### TASK GOAL
Write out the material exactly, leaving every picture behind.

### MATERIAL
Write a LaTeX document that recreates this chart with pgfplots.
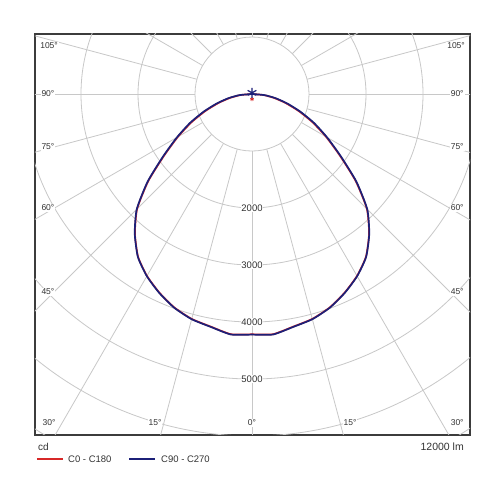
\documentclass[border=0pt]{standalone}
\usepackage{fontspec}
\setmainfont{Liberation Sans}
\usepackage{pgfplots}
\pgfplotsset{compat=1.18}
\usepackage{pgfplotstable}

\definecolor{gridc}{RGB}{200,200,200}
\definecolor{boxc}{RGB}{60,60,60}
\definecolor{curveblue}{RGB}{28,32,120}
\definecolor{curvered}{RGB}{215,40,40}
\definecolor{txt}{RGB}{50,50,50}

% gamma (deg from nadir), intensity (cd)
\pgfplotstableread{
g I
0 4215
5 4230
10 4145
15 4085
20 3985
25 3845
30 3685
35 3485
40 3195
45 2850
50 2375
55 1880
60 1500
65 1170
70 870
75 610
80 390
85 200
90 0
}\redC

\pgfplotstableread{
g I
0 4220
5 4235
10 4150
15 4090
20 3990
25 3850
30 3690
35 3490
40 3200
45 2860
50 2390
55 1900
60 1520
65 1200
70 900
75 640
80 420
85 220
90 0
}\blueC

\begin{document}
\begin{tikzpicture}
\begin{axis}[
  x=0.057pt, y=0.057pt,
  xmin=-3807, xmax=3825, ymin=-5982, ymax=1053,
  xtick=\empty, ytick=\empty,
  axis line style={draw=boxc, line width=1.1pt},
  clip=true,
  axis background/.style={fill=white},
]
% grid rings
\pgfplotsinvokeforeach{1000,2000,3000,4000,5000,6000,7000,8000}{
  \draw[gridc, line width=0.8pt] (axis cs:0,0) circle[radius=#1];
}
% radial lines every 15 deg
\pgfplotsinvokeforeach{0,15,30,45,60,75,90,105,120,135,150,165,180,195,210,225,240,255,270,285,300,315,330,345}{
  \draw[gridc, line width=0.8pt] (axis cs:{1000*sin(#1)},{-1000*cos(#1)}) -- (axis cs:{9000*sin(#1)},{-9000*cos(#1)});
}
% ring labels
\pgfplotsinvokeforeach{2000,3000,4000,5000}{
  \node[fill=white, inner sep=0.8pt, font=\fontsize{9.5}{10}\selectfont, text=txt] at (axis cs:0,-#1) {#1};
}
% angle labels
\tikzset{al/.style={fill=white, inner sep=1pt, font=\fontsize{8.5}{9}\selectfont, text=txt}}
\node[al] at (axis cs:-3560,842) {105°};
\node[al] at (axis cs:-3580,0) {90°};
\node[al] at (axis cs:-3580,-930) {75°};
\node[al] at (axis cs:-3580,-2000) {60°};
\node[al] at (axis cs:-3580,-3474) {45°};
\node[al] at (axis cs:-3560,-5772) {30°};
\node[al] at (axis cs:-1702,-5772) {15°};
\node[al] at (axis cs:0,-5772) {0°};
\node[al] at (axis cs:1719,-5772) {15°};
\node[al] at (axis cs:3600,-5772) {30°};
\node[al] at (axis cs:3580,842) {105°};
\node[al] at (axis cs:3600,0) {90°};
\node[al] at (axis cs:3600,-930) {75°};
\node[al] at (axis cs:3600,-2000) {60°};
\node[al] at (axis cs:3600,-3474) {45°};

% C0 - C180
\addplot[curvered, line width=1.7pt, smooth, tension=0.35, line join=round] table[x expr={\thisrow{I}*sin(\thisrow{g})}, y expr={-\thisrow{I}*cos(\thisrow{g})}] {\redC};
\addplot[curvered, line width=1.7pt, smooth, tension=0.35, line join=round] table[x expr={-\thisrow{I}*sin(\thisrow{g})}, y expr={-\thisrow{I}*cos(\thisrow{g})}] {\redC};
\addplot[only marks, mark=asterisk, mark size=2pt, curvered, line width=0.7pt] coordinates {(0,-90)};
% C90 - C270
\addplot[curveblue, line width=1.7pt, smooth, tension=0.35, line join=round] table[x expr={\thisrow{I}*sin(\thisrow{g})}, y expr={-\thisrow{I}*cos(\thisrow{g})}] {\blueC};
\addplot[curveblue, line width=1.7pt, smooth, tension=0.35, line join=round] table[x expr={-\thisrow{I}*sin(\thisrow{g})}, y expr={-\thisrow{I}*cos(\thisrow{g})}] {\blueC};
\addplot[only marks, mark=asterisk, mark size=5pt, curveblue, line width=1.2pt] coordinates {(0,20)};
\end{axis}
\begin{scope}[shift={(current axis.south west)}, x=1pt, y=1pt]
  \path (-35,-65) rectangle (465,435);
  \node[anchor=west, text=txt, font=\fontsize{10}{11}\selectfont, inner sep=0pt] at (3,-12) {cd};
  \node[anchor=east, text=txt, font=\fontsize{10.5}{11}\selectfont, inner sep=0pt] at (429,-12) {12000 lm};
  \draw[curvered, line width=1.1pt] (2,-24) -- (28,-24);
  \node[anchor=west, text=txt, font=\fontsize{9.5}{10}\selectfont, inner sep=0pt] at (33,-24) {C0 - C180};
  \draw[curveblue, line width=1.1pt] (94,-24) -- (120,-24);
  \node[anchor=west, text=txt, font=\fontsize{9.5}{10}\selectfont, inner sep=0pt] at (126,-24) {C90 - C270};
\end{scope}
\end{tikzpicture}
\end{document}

### ANSWER TO THIS EXERCISE
Write a LaTeX document that recreates this chart with pgfplots.
\documentclass[border=0pt]{standalone}
\usepackage{fontspec}
\setmainfont{Liberation Sans}
\usepackage{pgfplots}
\pgfplotsset{compat=1.18}
\usepackage{pgfplotstable}

\definecolor{gridc}{RGB}{200,200,200}
\definecolor{boxc}{RGB}{60,60,60}
\definecolor{curveblue}{RGB}{28,32,120}
\definecolor{curvered}{RGB}{215,40,40}
\definecolor{txt}{RGB}{50,50,50}

% gamma (deg from nadir), intensity (cd)
\pgfplotstableread{
g I
0 4215
5 4230
10 4145
15 4085
20 3985
25 3845
30 3685
35 3485
40 3195
45 2850
50 2375
55 1880
60 1500
65 1170
70 870
75 610
80 390
85 200
90 0
}\redC

\pgfplotstableread{
g I
0 4220
5 4235
10 4150
15 4090
20 3990
25 3850
30 3690
35 3490
40 3200
45 2860
50 2390
55 1900
60 1520
65 1200
70 900
75 640
80 420
85 220
90 0
}\blueC

\begin{document}
\begin{tikzpicture}
\begin{axis}[
  x=0.057pt, y=0.057pt,
  xmin=-3807, xmax=3825, ymin=-5982, ymax=1053,
  xtick=\empty, ytick=\empty,
  axis line style={draw=boxc, line width=1.1pt},
  clip=true,
  axis background/.style={fill=white},
]
% grid rings
\pgfplotsinvokeforeach{1000,2000,3000,4000,5000,6000,7000,8000}{
  \draw[gridc, line width=0.8pt] (axis cs:0,0) circle[radius=#1];
}
% radial lines every 15 deg
\pgfplotsinvokeforeach{0,15,30,45,60,75,90,105,120,135,150,165,180,195,210,225,240,255,270,285,300,315,330,345}{
  \draw[gridc, line width=0.8pt] (axis cs:{1000*sin(#1)},{-1000*cos(#1)}) -- (axis cs:{9000*sin(#1)},{-9000*cos(#1)});
}
% ring labels
\pgfplotsinvokeforeach{2000,3000,4000,5000}{
  \node[fill=white, inner sep=0.8pt, font=\fontsize{9.5}{10}\selectfont, text=txt] at (axis cs:0,-#1) {#1};
}
% angle labels
\tikzset{al/.style={fill=white, inner sep=1pt, font=\fontsize{8.5}{9}\selectfont, text=txt}}
\node[al] at (axis cs:-3560,842) {105°};
\node[al] at (axis cs:-3580,0) {90°};
\node[al] at (axis cs:-3580,-930) {75°};
\node[al] at (axis cs:-3580,-2000) {60°};
\node[al] at (axis cs:-3580,-3474) {45°};
\node[al] at (axis cs:-3560,-5772) {30°};
\node[al] at (axis cs:-1702,-5772) {15°};
\node[al] at (axis cs:0,-5772) {0°};
\node[al] at (axis cs:1719,-5772) {15°};
\node[al] at (axis cs:3600,-5772) {30°};
\node[al] at (axis cs:3580,842) {105°};
\node[al] at (axis cs:3600,0) {90°};
\node[al] at (axis cs:3600,-930) {75°};
\node[al] at (axis cs:3600,-2000) {60°};
\node[al] at (axis cs:3600,-3474) {45°};

% C0 - C180
\addplot[curvered, line width=1.7pt, smooth, tension=0.35, line join=round] table[x expr={\thisrow{I}*sin(\thisrow{g})}, y expr={-\thisrow{I}*cos(\thisrow{g})}] {\redC};
\addplot[curvered, line width=1.7pt, smooth, tension=0.35, line join=round] table[x expr={-\thisrow{I}*sin(\thisrow{g})}, y expr={-\thisrow{I}*cos(\thisrow{g})}] {\redC};
\addplot[only marks, mark=asterisk, mark size=2pt, curvered, line width=0.7pt] coordinates {(0,-90)};
% C90 - C270
\addplot[curveblue, line width=1.7pt, smooth, tension=0.35, line join=round] table[x expr={\thisrow{I}*sin(\thisrow{g})}, y expr={-\thisrow{I}*cos(\thisrow{g})}] {\blueC};
\addplot[curveblue, line width=1.7pt, smooth, tension=0.35, line join=round] table[x expr={-\thisrow{I}*sin(\thisrow{g})}, y expr={-\thisrow{I}*cos(\thisrow{g})}] {\blueC};
\addplot[only marks, mark=asterisk, mark size=5pt, curveblue, line width=1.2pt] coordinates {(0,20)};
\end{axis}
\begin{scope}[shift={(current axis.south west)}, x=1pt, y=1pt]
  \path (-35,-65) rectangle (465,435);
  \node[anchor=west, text=txt, font=\fontsize{10}{11}\selectfont, inner sep=0pt] at (3,-12) {cd};
  \node[anchor=east, text=txt, font=\fontsize{10.5}{11}\selectfont, inner sep=0pt] at (429,-12) {12000 lm};
  \draw[curvered, line width=1.1pt] (2,-24) -- (28,-24);
  \node[anchor=west, text=txt, font=\fontsize{9.5}{10}\selectfont, inner sep=0pt] at (33,-24) {C0 - C180};
  \draw[curveblue, line width=1.1pt] (94,-24) -- (120,-24);
  \node[anchor=west, text=txt, font=\fontsize{9.5}{10}\selectfont, inner sep=0pt] at (126,-24) {C90 - C270};
\end{scope}
\end{tikzpicture}
\end{document}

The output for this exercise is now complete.